▶ _Supplied data_
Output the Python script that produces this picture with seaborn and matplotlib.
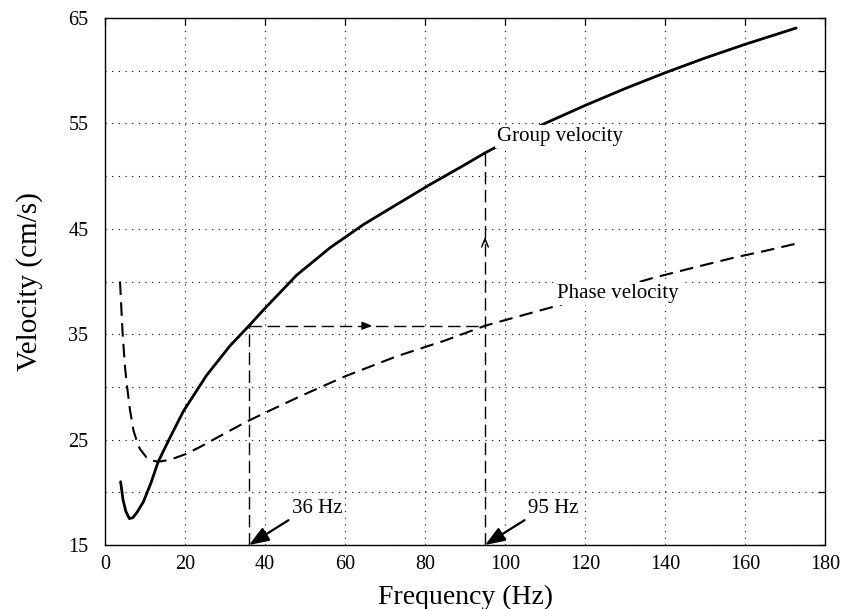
import matplotlib
matplotlib.use("Agg")
import matplotlib.pyplot as plt
import seaborn as sns
import pandas as pd

# Group velocity curve (Hz, cm/s)
group_freq = [3.9, 4.5, 5.2, 6.1, 7.0, 8.0, 9.6, 11.5, 13.3, 16.0, 19.6, 25.4,
              31.25, 36.0, 39.6, 47.9, 56.25, 64.6, 72.9, 81.25, 89.6, 95.0,
              100.0, 110.0, 120.0, 130.0, 140.0, 150.0, 160.0, 172.8]
group_vel = [21.0, 19.3, 18.2, 17.5, 17.6, 18.1, 19.1, 20.9, 22.9, 25.0, 27.7, 31.1,
             33.9, 35.8, 37.3, 40.6, 43.2, 45.4, 47.3, 49.2, 51.0, 52.2,
             53.2, 55.0, 56.7, 58.3, 59.8, 61.2, 62.5, 64.05]

# Phase velocity curve (Hz, cm/s)
phase_freq = [3.75, 4.4, 5.0, 5.4, 6.25, 7.1, 8.0, 8.75, 10.4, 12.0, 13.3, 15.0,
              17.1, 20.0, 23.75, 30.0, 35.4, 42.0, 48.75, 60.0, 72.9, 85.0, 95.0,
              98.75, 105.4, 112.1, 125.0, 137.1, 147.0, 157.1, 165.0, 172.9]
phase_vel = [40.0, 35.1, 31.9, 30.4, 27.8, 25.9, 24.8, 24.1, 23.3, 23.0, 22.9, 23.0,
             23.2, 23.6, 24.3, 25.6, 26.7, 27.9, 29.1, 31.0, 32.9, 34.4, 35.8,
             36.2, 36.9, 37.6, 39.0, 40.35, 41.3, 42.25, 42.9, 43.6]

# Construction frequencies and shared velocity level
mark_freqs = [36, 95]
mark_labels = ["36 Hz", "95 Hz"]
level_vel = 35.8
group_at_95 = 52.2

x_ticks = list(range(0, 181, 20))
y_major = [15, 25, 35, 45, 55, 65]
y_minor = [20, 30, 40, 50, 60]

sns.set_theme(style="white")
plt.rcParams["font.family"] = ["Liberation Serif", "DejaVu Serif"]
plt.rcParams["mathtext.fontset"] = "stix"
for key in ["text.color", "axes.labelcolor", "xtick.color", "ytick.color",
            "axes.edgecolor"]:
    plt.rcParams[key] = "black"

fig = plt.figure(figsize=(8.43, 6.09), dpi=100)
ax = fig.add_axes([105 / 843, 1 - 545 / 609, 720 / 843, 527 / 609])

gdf = pd.DataFrame({"f": group_freq, "v": group_vel})
pdf = pd.DataFrame({"f": phase_freq, "v": phase_vel})

sns.lineplot(data=gdf, x="f", y="v", ax=ax, color="black", lw=2.0,
             sort=False, estimator=None)
sns.lineplot(data=pdf, x="f", y="v", ax=ax, color="black", lw=1.5,
             sort=False, estimator=None)
ax.lines[-1].set_dashes((6.5, 3.5))
for ln in ax.lines:
    ln.set_solid_joinstyle("round")
    ln.set_dash_joinstyle("round")

ax.set_xlim(0, 180)
ax.set_ylim(15, 65)
ax.set_xticks(x_ticks)
ax.set_yticks(y_major)
ax.set_yticks(y_minor, minor=True)
ax.tick_params(axis="both", which="both", direction="in", top=True, right=True,
               length=5, width=0.9, colors="black", labelsize=14.5)
ax.tick_params(axis="y", pad=12)
ax.tick_params(axis="x", pad=7)

grid_kw = dict(color="black", linestyle=(0, (1, 5)), linewidth=0.8)
ax.grid(True, axis="y", which="both", **grid_kw)
ax.grid(True, axis="x", which="major", **grid_kw)

for sp in ax.spines.values():
    sp.set_color("black")
    sp.set_linewidth(1.0)

ax.set_xlabel("Frequency (Hz)", fontsize=20, labelpad=8)
ax.set_ylabel("Velocity (cm/s)", fontsize=21, labelpad=18)

# Construction lines
cons = dict(color="black", lw=1.0, dashes=(9, 4))
ax.plot([mark_freqs[0], mark_freqs[0]], [15, level_vel], **cons)
ax.plot([mark_freqs[0], mark_freqs[1]], [level_vel, level_vel], **cons)
ax.plot([mark_freqs[1], mark_freqs[1]], [15, group_at_95], **cons)

mid_f = (mark_freqs[0] + mark_freqs[1]) / 2
ax.annotate("", xy=(mid_f + 2.0, level_vel), xytext=(mid_f - 1.0, level_vel),
            arrowprops=dict(arrowstyle="-|>,head_length=0.5,head_width=0.2",
                            color="black", lw=1.0))
mid_v = (level_vel + group_at_95) / 2
ax.annotate("", xy=(mark_freqs[1], mid_v + 0.5), xytext=(mark_freqs[1], mid_v - 0.5),
            arrowprops=dict(arrowstyle="->,head_length=0.5,head_width=0.2",
                            color="black", lw=1.0))

# Frequency callouts
for fq, lab in zip(mark_freqs, mark_labels):
    ax.annotate(lab, xy=(fq, 15), xytext=(fq + 10.7, 17.55),
                fontsize=15, ha="left", va="bottom",
                arrowprops=dict(arrowstyle="-|>,head_length=0.8,head_width=0.3",
                                color="black", lw=1.6, shrinkA=0, shrinkB=0,
                                relpos=(0.0, 0.0)))

# Curve labels sit on a white patch that masks the lines behind them
label_box = dict(facecolor="white", edgecolor="none", pad=1.5)
ax.text(97.9, 53.35, "Group velocity", fontsize=15, ha="left", va="baseline",
        bbox=label_box, zorder=5)
ax.text(112.9, 38.4, "Phase velocity", fontsize=15, ha="left", va="baseline",
        bbox=label_box, zorder=5)

fig.savefig("out.png", dpi=100)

▶ _Brief_
Isolate the lines that hold the word "seaborn" and copy all of them.

▶ _Task solution_
Output the Python script that produces this picture with seaborn and matplotlib.
import seaborn as sns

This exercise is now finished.